The Bearded Princess December 17, 2011Author: Beach Combing | in : Medieval , trackback
A day of freedom: 77 exams graded, course readers prepared, translations refined, goodbyes given… It is all over, at least, until, in January, the whole merry dance begins again. In the meantime, Beachcombing thought that he would go back to an old love of his, some of the more unusual saints in the Christian pantheon. We have previously visited in this place a saint with a dog’s head and a saint who turned into a cat. But what about a grotesquely hairy saint?
Beach refers, of course, Wilgefortis, a Portuguese saint of whom Butler wrote that her Life had the ‘unenviable distinction of being one of the most obviously false and preposterous of the pseudo pious romances by which simple Christians have been deceived or regaled’, which is saying something!
And that story? Well, Wilgefortis is pledged by her father to a pagan king: often said to be the king of Sicily. Horrified she prays to God to get her out of this jam – would you want to live in Sicily? – and she woke up one morning to find that she had grown a moustache and a beard. Naturally when her future husband saw beneath her veil the game was up and marriage was refused. Her loving father was furious and had her crucified (as fathers of saints often did back then).
As interesting as Wilgefortis’s condition is the origin of the legend is perhaps even more fascinating. It has been suggested that pilgrims from the north of Europe were confused by feminine looking Christs in the south of Europe, particularly in Italy: different expectations of beauty and clothing causing confusion, a work from beautiful Lucca (below) has been pointed to. They then explained these ‘women’ on the cross with the Wilgefortis legend and, in fact, the Wilgefortis legend was more popular in northern climes.
This may or may not be true: it would be presumably impossible to demonstrate. But what is certain is that Wilgefortis fits into a well established pattern of female saints making themselves unavailable to suitors thrust on them by their father. St Brigit, it will be remembered, plucked her own eye out rather than walk down the aisle and have her virginity broken by a thuggish Irish cattle lord.
Recent attempts to relate Wilgefortis to the bearded lady phenomenon or even to place her in the ‘Calendar of Lesbian, Gay, Bisexual and Transgender Saints’ probably miss the point: though in doing so they have the very great virtue of remaking Wilgefortis for the modern world.

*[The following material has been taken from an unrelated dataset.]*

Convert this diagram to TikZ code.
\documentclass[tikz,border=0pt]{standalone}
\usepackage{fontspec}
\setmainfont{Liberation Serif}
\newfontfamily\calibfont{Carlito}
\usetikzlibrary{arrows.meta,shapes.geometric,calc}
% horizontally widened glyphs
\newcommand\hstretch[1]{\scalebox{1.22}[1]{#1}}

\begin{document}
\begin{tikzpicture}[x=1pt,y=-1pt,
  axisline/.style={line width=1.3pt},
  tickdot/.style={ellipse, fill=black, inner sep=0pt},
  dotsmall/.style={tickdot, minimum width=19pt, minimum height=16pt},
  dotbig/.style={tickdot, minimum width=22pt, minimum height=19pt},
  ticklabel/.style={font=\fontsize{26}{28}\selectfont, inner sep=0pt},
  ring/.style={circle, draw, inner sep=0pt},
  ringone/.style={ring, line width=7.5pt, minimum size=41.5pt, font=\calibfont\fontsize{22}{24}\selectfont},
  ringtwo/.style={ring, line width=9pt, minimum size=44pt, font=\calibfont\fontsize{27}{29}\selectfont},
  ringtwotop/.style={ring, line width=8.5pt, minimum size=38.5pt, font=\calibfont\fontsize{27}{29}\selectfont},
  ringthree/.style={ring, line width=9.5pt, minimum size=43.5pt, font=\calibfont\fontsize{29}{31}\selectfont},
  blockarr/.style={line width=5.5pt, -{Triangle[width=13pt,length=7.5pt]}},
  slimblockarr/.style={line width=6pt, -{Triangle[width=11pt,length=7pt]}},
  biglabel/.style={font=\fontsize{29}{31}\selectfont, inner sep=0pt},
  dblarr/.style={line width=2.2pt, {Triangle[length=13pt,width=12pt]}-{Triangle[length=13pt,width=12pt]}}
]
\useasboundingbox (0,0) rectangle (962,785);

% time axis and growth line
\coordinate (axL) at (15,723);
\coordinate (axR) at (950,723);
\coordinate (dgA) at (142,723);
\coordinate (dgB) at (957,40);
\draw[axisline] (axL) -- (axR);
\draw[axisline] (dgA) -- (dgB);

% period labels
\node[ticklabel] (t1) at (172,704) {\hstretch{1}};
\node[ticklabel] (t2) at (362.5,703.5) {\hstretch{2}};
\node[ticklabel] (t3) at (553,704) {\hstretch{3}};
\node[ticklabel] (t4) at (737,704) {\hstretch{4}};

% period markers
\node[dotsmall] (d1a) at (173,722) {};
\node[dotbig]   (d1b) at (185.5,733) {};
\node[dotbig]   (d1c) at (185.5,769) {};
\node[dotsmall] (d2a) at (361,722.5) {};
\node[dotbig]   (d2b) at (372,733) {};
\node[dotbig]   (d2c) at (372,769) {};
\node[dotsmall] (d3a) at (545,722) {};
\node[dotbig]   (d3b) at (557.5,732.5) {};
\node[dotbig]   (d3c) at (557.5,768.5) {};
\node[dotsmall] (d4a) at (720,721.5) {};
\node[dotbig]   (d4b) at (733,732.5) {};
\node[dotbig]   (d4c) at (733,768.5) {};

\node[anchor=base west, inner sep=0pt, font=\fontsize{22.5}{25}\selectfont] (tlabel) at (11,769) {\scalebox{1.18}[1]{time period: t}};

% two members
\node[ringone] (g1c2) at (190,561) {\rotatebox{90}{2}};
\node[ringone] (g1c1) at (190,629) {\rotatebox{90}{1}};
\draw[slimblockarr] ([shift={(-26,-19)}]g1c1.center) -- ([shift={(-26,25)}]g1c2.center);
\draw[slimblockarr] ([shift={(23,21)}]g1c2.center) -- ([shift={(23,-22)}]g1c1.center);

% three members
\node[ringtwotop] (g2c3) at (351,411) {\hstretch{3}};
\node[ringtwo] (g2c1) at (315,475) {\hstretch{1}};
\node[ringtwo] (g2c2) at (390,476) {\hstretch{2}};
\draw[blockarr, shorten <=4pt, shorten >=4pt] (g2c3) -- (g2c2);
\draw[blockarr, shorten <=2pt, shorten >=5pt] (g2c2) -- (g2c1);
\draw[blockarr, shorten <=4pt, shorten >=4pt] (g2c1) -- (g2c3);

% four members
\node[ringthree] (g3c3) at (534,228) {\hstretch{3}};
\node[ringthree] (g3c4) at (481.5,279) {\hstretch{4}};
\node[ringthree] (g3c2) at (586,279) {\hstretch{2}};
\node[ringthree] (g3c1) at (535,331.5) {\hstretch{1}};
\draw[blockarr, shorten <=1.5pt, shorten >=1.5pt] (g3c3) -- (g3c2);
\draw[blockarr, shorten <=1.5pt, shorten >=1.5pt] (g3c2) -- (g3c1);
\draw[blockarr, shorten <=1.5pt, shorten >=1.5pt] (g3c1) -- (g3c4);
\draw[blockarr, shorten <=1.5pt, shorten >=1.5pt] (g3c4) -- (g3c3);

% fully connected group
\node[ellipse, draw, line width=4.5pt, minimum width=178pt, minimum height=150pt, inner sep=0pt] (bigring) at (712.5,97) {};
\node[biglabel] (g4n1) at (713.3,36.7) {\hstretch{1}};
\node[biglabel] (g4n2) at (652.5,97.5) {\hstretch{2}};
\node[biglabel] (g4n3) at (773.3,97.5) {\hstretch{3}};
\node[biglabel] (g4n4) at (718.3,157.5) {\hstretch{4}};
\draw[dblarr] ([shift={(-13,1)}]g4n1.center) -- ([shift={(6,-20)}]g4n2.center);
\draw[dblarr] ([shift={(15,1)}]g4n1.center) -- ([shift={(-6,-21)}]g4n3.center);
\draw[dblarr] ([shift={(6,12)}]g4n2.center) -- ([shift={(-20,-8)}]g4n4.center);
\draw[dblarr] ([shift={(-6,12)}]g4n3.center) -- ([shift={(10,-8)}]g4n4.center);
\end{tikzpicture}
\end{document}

Any other unusual saints: drbeachcombing AT yahoo DOT com
21 Dec 2011: Invisible is, as always, unbeatable: ‘While I regret that I cannot find my original source, I remember a medieval account of the body of a female saint who had also grown a beard to fend off a suitor. The body was on display as a relic when a curious visitor lifted her skirts and discovered that “she” had other male attributes. When the visitor indignantly pointed this out to the custodian of the relics, the monk replied, “God be praised! When the Saint prayed to be rendered undesirable to her suitor, an even more complete miracle occurred!” There are a couple of books on the extreme fasts that many female saints undertook, inviting comparison with modern-day anorexics who sometimes grow abnormal hair (lanugo) all over their bodies, including on the face. See Holy Feast and Holy Fast: The Religious Significance of Food to Medieval Women, Caroline Walker Bynum and Holy Anorexia, Rudolph M. Bell. Possibly a fasting princess might have grown a beard…. I was also reminded of this poignant painting of a bearded woman nursing her child by Ribera: As for strange saints, I suggest Christina of Liege?Christina Mirabilis, whom the Jesuit Father Herbert Thurston calls a “theopathic personality.” Her Latin life is here Information from Butler’s Life of the Saints is here: . Another levitating saint was St. Joseph of Cupertino. He, too, perched in the tree-tops like a bird, supposedly in front of impeccable witnesses.’ Thanks Invisible!